Facebook’s recent move: peeling the onion

I was very excited yesterday by the potential of yesterday’s Facebook announcement.  Why?  Because up until now, all the information from Facebook has been visible only within their walled garden.  Opening up the “news feed” API means that I can write an application which acts on my behalf, pulls down that information, and lets me do something interesting with it.

What do I mean by interesting?

Well, maybe I want to filter with a better level of granularity than Facebook’s default interface provides.  Maybe I want to be able to say, “If someone publishes more than 3 status updates from an application in a row, block that application for 24 hours.”  Maybe I’m a huge fan of Bejeweled Blitz and I want to keep a running archive of all my friends’ highest scores.  Or maybe I want to search.

Search is where the real magic is. I’m not even that much of a Facebook power user and there have been at least a half-dozen times in the past year when I’ve wanted to find something from my update stream.  Someone reviewed a movie and a month later I wanted to pull up their review so I could tell them I agreed/disagreed with them.  Someone shared a link and I finally “got” what they were talking about and I wanted to leave a comment.  Search lets me do all that.

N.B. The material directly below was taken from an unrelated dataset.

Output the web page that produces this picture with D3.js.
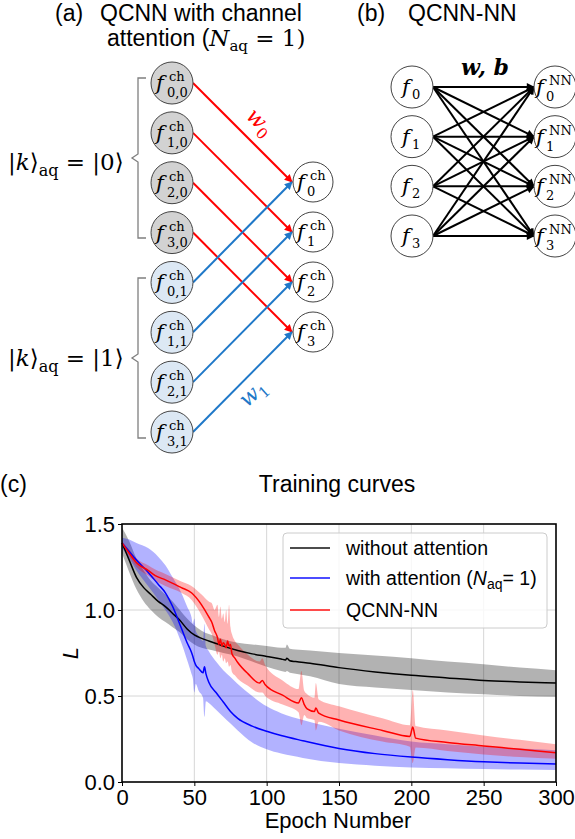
<!DOCTYPE html>
<html>
<head>
<meta charset="utf-8">
<script src="https://cdn.jsdelivr.net/npm/d3@7"></script>
<style>
body{margin:0;background:#fff}
text{font-family:"Liberation Sans",Arial,sans-serif;fill:#000}
.math{font-family:"DejaVu Serif","DejaVu Sans",serif}
</style>
</head>
<body>
<svg id="fig"></svg>
<script>
// training curves (epoch, mean, band low/high)
const blackEpoch = [0,5,10,15,20,25,30,35,40,45,50,55,60,65,70,80,90,100,110,113,114,116,120,130,150,175,200,225,250,275,300];
const blackMean  = [1.39,1.29,1.19,1.13,1.09,1.05,1.02,0.98,0.94,0.89,0.855,0.835,0.82,0.805,0.79,0.765,0.745,0.73,0.715,0.71,0.72,0.705,0.70,0.69,0.665,0.64,0.62,0.605,0.59,0.582,0.575];
const blackHigh  = [1.48,1.40,1.30,1.23,1.17,1.13,1.09,1.05,1.00,0.95,0.91,0.88,0.86,0.845,0.83,0.81,0.80,0.79,0.78,0.78,0.80,0.775,0.77,0.765,0.75,0.735,0.72,0.70,0.685,0.665,0.65];
const blackLow   = [1.33,1.22,1.12,1.05,1.00,0.96,0.93,0.90,0.87,0.83,0.80,0.78,0.77,0.76,0.75,0.73,0.70,0.67,0.645,0.64,0.645,0.635,0.63,0.615,0.57,0.55,0.535,0.52,0.51,0.50,0.495];

const blueEpoch = [0,5,10,18,25,30,35,41,45,48,49,50,51,53,56,57,58,60,65,70,75,80,90,100,110,125,150,175,200,225,250,275,300];
const blueMean  = [1.39,1.34,1.29,1.22,1.15,1.10,1.02,0.895,0.81,0.755,0.73,0.70,0.68,0.66,0.635,0.67,0.63,0.58,0.52,0.465,0.41,0.37,0.325,0.295,0.27,0.24,0.195,0.165,0.145,0.13,0.118,0.11,0.105];
const blueHigh  = [1.42,1.41,1.39,1.36,1.31,1.26,1.19,1.10,1.02,0.96,0.92,0.95,0.88,0.85,0.82,0.92,0.79,0.76,0.70,0.65,0.61,0.57,0.50,0.44,0.40,0.36,0.31,0.27,0.235,0.22,0.205,0.195,0.185];
const blueLow   = [1.36,1.30,1.23,1.14,1.06,1.00,0.93,0.81,0.71,0.63,0.60,0.52,0.57,0.53,0.49,0.38,0.47,0.46,0.42,0.38,0.34,0.30,0.23,0.19,0.165,0.14,0.11,0.095,0.085,0.08,0.075,0.072,0.07];

const redEpoch = [0,5,10,18,23,30,41,48,55,60,62,64,66,67,68,69,70,71,72,73,74,75,76,78,80,87,95,97,99,111,122,124,126,128,133,134,136,150,180,199,201,203,225,250,275,300];
const redMean  = [1.39,1.33,1.275,1.23,1.20,1.175,1.13,1.10,1.03,0.96,0.93,0.88,0.84,0.80,0.83,0.79,0.81,0.80,0.78,0.82,0.79,0.80,0.745,0.72,0.695,0.63,0.575,0.59,0.565,0.505,0.46,0.49,0.45,0.425,0.41,0.43,0.40,0.36,0.30,0.265,0.32,0.255,0.23,0.21,0.19,0.17];
const redHigh  = [1.40,1.35,1.30,1.26,1.235,1.21,1.165,1.14,1.09,1.05,1.04,1.00,1.03,0.96,1.02,0.95,0.98,0.93,1.00,0.92,1.03,0.90,0.86,0.82,0.80,0.74,0.70,0.72,0.68,0.59,0.54,0.645,0.53,0.51,0.49,0.575,0.48,0.44,0.37,0.33,0.535,0.325,0.30,0.27,0.245,0.22];
const redLow   = [1.38,1.31,1.25,1.20,1.17,1.14,1.10,1.06,0.97,0.89,0.86,0.80,0.74,0.76,0.72,0.74,0.70,0.72,0.69,0.70,0.67,0.68,0.64,0.62,0.60,0.56,0.52,0.52,0.50,0.45,0.405,0.33,0.39,0.37,0.36,0.30,0.35,0.30,0.235,0.205,0.11,0.20,0.18,0.16,0.145,0.135];

const xTicks = [0,50,100,150,200,250,300];
const yTicks = [0,0.5,1.0,1.5];

const W = 575, H = 839;
const svg = d3.select("#fig").attr("width", W).attr("height", H);

const RED = "#ff0000", BLUE = "#1f78c8";

// markers
const defs = svg.append("defs");
function marker(id, color){
  defs.append("marker").attr("id", id)
    .attr("viewBox","0 0 10 10").attr("refX",9).attr("refY",5)
    .attr("markerWidth",9).attr("markerHeight",8)
    .attr("markerUnits","userSpaceOnUse").attr("orient","auto")
    .append("path").attr("d","M0,0 L10,5 L0,10 z").attr("fill", color);
}
marker("arR", RED); marker("arB", BLUE); marker("arK", "#000");

// f with stacked super/subscript
function fLabel(g, cx, cy, sup, sub, dxF, dxSup, dxSub){
  g.append("text").attr("class","math").attr("x",cx+dxF).attr("y",cy+7)
    .attr("font-style","italic").attr("font-size",21).text("f");
  if(sup) g.append("text").attr("class","math").attr("x",cx+dxSup).attr("y",cy-2).attr("font-size",13).text(sup);
  g.append("text").attr("class","math").attr("x",cx+dxSub).attr("y",cy+14).attr("font-size",13).text(sub);
}

// ---------- panel (a)
const ga = svg.append("g");
ga.append("text").attr("x",55).attr("y",21).attr("font-size",23).text("(a)");
ga.append("text").attr("x",100).attr("y",21).attr("font-size",23).text("QCNN with channel");
const t2 = ga.append("text").attr("x",107).attr("y",46).attr("font-size",23);
t2.append("tspan").text("attention (");
t2.append("tspan").attr("class","math").attr("font-style","italic").text("N");
t2.append("tspan").attr("class","math").attr("font-size",15).attr("dy",5).text("aq");
t2.append("tspan").attr("class","math").attr("dy",-5).text(" = 1)");

const leftX = 172, rightX = 313, R = 21;
const rowA = d3.scaleLinear().domain([0,7]).range([83,432]);
const rowAr = d3.scaleLinear().domain([0,3]).range([182,332]);
const idx = [0,1,2,3];

// arrows
idx.forEach(i => {
  ga.append("line").attr("x1",leftX+R).attr("y1",rowA(i)).attr("x2",rightX-R).attr("y2",rowAr(i))
    .attr("stroke",RED).attr("stroke-width",2).attr("marker-end","url(#arR)");
});
idx.forEach(i => {
  ga.append("line").attr("x1",leftX+R).attr("y1",rowA(i+4)).attr("x2",rightX-R).attr("y2",rowAr(i))
    .attr("stroke",BLUE).attr("stroke-width",2).attr("marker-end","url(#arB)");
});

// nodes
d3.range(8).forEach(k => {
  ga.append("circle").attr("cx",leftX).attr("cy",rowA(k)).attr("r",R)
    .attr("fill", k < 4 ? "#d2d2d2" : "#dce8f4").attr("stroke","#444").attr("stroke-width",1);
  fLabel(ga, leftX, rowA(k), "ch", (k%4)+"," + (k<4?0:1), -16, -3, -5);
});
idx.forEach(i => {
  ga.append("circle").attr("cx",rightX).attr("cy",rowAr(i)).attr("r",R-1)
    .attr("fill","#fff").attr("stroke","#444").attr("stroke-width",1);
  fLabel(ga, rightX, rowAr(i), "ch", String(i), -16, -3, -6);
});

// weight labels
const w0 = ga.append("text").attr("class","math").attr("fill",RED).attr("font-size",22)
  .attr("transform","translate(245,117) rotate(45)");
w0.append("tspan").attr("font-style","italic").attr("fill",RED).text("w");
w0.append("tspan").attr("font-size",15).attr("dy",5).attr("fill",RED).text("0");
const w1 = ga.append("text").attr("class","math").attr("font-size",22)
  .attr("transform","translate(247,408) rotate(-42)");
w1.append("tspan").attr("font-style","italic").attr("fill",BLUE).text("w");
w1.append("tspan").attr("font-size",15).attr("dy",5).attr("fill",BLUE).text("1");

// braces
function brace(y0, y1){
  const m = (y0+y1)/2, x = 138;
  ga.append("path").attr("d",`M${x+8},${y0} H${x} V${m-4} L${x-6},${m} L${x},${m+4} V${y1} H${x+8}`)
    .attr("fill","none").attr("stroke","#7f7f7f").attr("stroke-width",1.3);
}
brace(78, 238);
brace(278, 438);

function ketLabel(y, v){
  const t = ga.append("text").attr("class","math").attr("x",8).attr("y",y).attr("font-size",23);
  t.append("tspan").text("|");
  t.append("tspan").attr("font-style","italic").text("k");
  t.append("tspan").text("\u27E9");
  t.append("tspan").attr("font-size",16).attr("dy",6).text("aq");
  t.append("tspan").attr("dy",-6).text(" = |" + v + "\u27E9");
}
ketLabel(170, 0);
ketLabel(366, 1);

// ---------- panel (b)
const gb = svg.append("g");
gb.append("text").attr("x",357).attr("y",21).attr("font-size",23).text("(b)");
gb.append("text").attr("x",408).attr("y",21).attr("font-size",23).text("QCNN-NN");
const bx0 = 412, bx1 = 555;
const rowB = d3.scaleLinear().domain([0,3]).range([87,236]);
idx.forEach(i => idx.forEach(j => {
  gb.append("line").attr("x1",bx0+R).attr("y1",rowB(i)).attr("x2",bx1-R).attr("y2",rowB(j))
    .attr("stroke","#000").attr("stroke-width",2).attr("marker-end","url(#arK)");
}));
idx.forEach(i => {
  gb.append("circle").attr("cx",bx0).attr("cy",rowB(i)).attr("r",R).attr("fill","#fff").attr("stroke","#444");
  gb.append("text").attr("class","math").attr("x",bx0-10).attr("y",rowB(i)+7)
    .attr("font-style","italic").attr("font-size",21).text("f");
  gb.append("text").attr("class","math").attr("x",bx0).attr("y",rowB(i)+12).attr("font-size",13).text(String(i));
  gb.append("circle").attr("cx",bx1).attr("cy",rowB(i)).attr("r",R).attr("fill","#fff").attr("stroke","#444");
  fLabel(gb, bx1, rowB(i), "NN", String(i), -19, -6, -9);
});
gb.append("text").attr("class","math").attr("x",485).attr("y",75).attr("text-anchor","middle")
  .attr("font-size",22).attr("font-weight","bold").attr("font-style","italic").text("w, b");

// ---------- panel (c)
const gc = svg.append("g");
gc.append("text").attr("x",0).attr("y",492).attr("font-size",23).text("(c)");
gc.append("text").attr("x",337).attr("y",492).attr("text-anchor","middle").attr("font-size",23).text("Training curves");

const x = d3.scaleLinear().domain([0,300]).range([122,556]);
const y = d3.scaleLinear().domain([0,1.5]).range([782,524]);

// grid
gc.append("g").selectAll("line").data(xTicks.slice(1,-1)).join("line")
  .attr("x1",d=>x(d)).attr("x2",d=>x(d)).attr("y1",y(0)).attr("y2",y(1.5))
  .attr("stroke","#d6d6d6").attr("stroke-width",1);
gc.append("g").selectAll("line").data(yTicks.slice(1,-1)).join("line")
  .attr("x1",x(0)).attr("x2",x(300)).attr("y1",d=>y(d)).attr("y2",d=>y(d))
  .attr("stroke","#d6d6d6").attr("stroke-width",1);

const series = [
  {e:blackEpoch, m:blackMean, lo:blackLow, hi:blackHigh, c:"#000"},
  {e:blueEpoch, m:blueMean, lo:blueLow, hi:blueHigh, c:"#0000ff"},
  {e:redEpoch, m:redMean, lo:redLow, hi:redHigh, c:"#ff0000"}
];
const area = d3.area().curve(d3.curveMonotoneX);
const line = d3.line().curve(d3.curveMonotoneX);
series.forEach(s => {
  const pts = s.e.map((ep,i) => [x(ep), y(s.lo[i]), y(s.hi[i])]);
  gc.append("path").attr("d", area.x(p=>p[0]).y0(p=>p[1]).y1(p=>p[2])(pts))
    .attr("fill", s.c).attr("fill-opacity",0.3).attr("stroke","none");
});
series.forEach(s => {
  gc.append("path").attr("d", line.x(p=>x(p[0])).y(p=>y(p[1]))(s.e.map((ep,i)=>[ep,s.m[i]])))
    .attr("fill","none").attr("stroke", s.c).attr("stroke-width",1.5);
});

// axes
const ax = gc.append("g").attr("transform",`translate(0,${y(0)})`)
  .call(d3.axisBottom(x).tickValues(xTicks).tickSize(4).tickPadding(3).tickFormat(d3.format("d")));
const ay = gc.append("g").attr("transform",`translate(${x(0)},0)`)
  .call(d3.axisLeft(y).tickValues(yTicks).tickSize(4).tickPadding(3).tickFormat(d3.format(".1f")));
[ax, ay].forEach(a => {
  a.select(".domain").remove();
  a.selectAll("text").attr("font-size",22).attr("font-family","Liberation Sans, Arial, sans-serif").attr("fill","#000");
  a.selectAll("line").attr("stroke","#000");
});
ay.selectAll("text").attr("dy","0.36em");
gc.append("rect").attr("x",x(0)).attr("y",y(1.5)).attr("width",x(300)-x(0)).attr("height",y(0)-y(1.5))
  .attr("fill","none").attr("stroke","#000").attr("stroke-width",1.6);

gc.append("text").attr("x",338).attr("y",828).attr("text-anchor","middle").attr("font-size",22).text("Epoch Number");
gc.append("text").attr("transform","translate(78,653) rotate(-90)").attr("text-anchor","middle")
  .attr("font-size",22).attr("font-style","italic").attr("font-family","DejaVu Sans, sans-serif").text("L");

// legend
const lg = gc.append("g");
lg.append("rect").attr("x",283).attr("y",533).attr("width",264).attr("height",95).attr("rx",4)
  .attr("fill","#fff").attr("fill-opacity",0.8).attr("stroke","#cccccc");
const legY = [548, 578, 610];
series.forEach((s,i) => {
  lg.append("line").attr("x1",290).attr("x2",330).attr("y1",legY[i]).attr("y2",legY[i])
    .attr("stroke",s.c).attr("stroke-width",2).attr("stroke-opacity",0.7);
});
lg.append("text").attr("x",346).attr("y",legY[0]+7).attr("font-size",19.5).text("without attention");
const lt = lg.append("text").attr("x",346).attr("y",legY[1]+7).attr("font-size",19.5);
lt.append("tspan").text("with attention (");
lt.append("tspan").attr("font-style","italic").text("N");
lt.append("tspan").attr("font-size",14).attr("dy",4).text("aq");
lt.append("tspan").attr("dy",-4).text("= 1)");
lg.append("text").attr("x",346).attr("y",legY[2]+7).attr("font-size",19.5).text("QCNN-NN");
</script>
</body>
</html>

By opening up the API, Facebook is giving their users the ability to turn a “stream” into a “feed” that can be archived and searched.  You could do this today with a trivial application and existing desktop search programs.

But as Scoble pointed out, this is only half the story.  Facebook has a lot more data available than just the event stream.  To quote him briefly:

When I can ask Facebook “what sushi restaurants do my friends like?” ONLY THEN will you know that Facebook is getting close to the gold mine.  The thing is, Facebook doesn’t want to let you build that kind of business using its data.

Facebook needs that data in order to have any promise of turning a profit.  And this is the real problem Facebook is facing.  The only asset they have is information, and they’re still settling for coming up with easily-blocked ads as a way of monetizing it.  Meanwhile, there’s a small but growing subset of their user base who understands how valuable that information is and is itching for a way to get at it.